Title: Trust in Me
Author: Lori Toland
Characters: Jamie Hunter, Tristan Winters
POV: 1st person (Tristan Winters)
Book Cover Rating: 4
When Tristan takes over for an injured employee, he runs into an old high school crush. Ten years after a summer fling with Jamie, left him with a broken heart, Tristan’s got a different view of it; will he push away the only man he’s ever loved?
This is one of those feel-good “fix-it” stories, where characters have a chance to right the wrongs of the past. It is one of my favorite types of stories, because I love the idea of people growing and changing over time and then reconnecting to rebuild the bridges they burned.
In this case, Tristan Winters and Jamie Hunter had a sordid, passionate night together back when Tristan was eighteen and Jamie twenty-one. It was the culmination of the geeky Tristan’s crush on the gorgeous, muscled football star and is shown in flash back as a critical part of Tristan’s sexual awakening. He was in love with Jamie, and despite being left cold the morning after, Tristan has never really gotten over him.
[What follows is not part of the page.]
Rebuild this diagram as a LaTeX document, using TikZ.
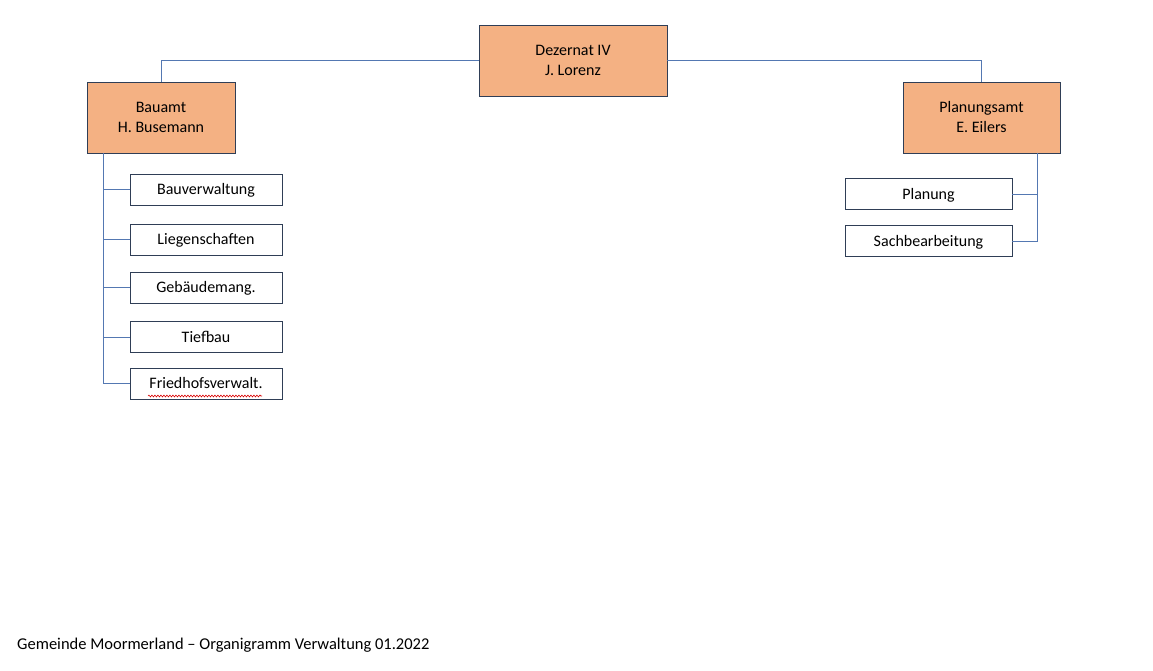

They meet at a convention that Tristan was not supposed to attend; as the blurb states, he’s filling in for an employee of his who can’t make it due to an injury. For most of the convention the two men are fairly cool to each other. Jamie’s reactions are a little weird, but Tristan is still too mad about the events of ten years ago to ponder that too much.
It’s not until Jamie gets some dutch courage and drops by Tristan’s hotel room after midnight that the events of that fateful night become clear: Jamie thinks he date-raped Tristan, taking advantage of the younger man in a moment of weakness. His shame about this has kept him from even trying to contact him over the years. Tristan, meanwhile, has to come to terms with the realization that his youthful anger is misplaced. Their talk turns to passion as they both realize they are still carrying torches for each other.
While I find it implausible that grown men who have spent most of their twenties single would have never fallen in love with anyone other than someone they slept with once when they were young men, Toland manages to make their mutual love for each other believable. It is a very sweet story of reconnection and forgiveness, with a nice wrap up as the guys visit their parents (who live next to each other) together as a couple. Toland’s writing is solid, and the characters likeable, and the storyline romantic and hopeful. This is a fun summer beach read!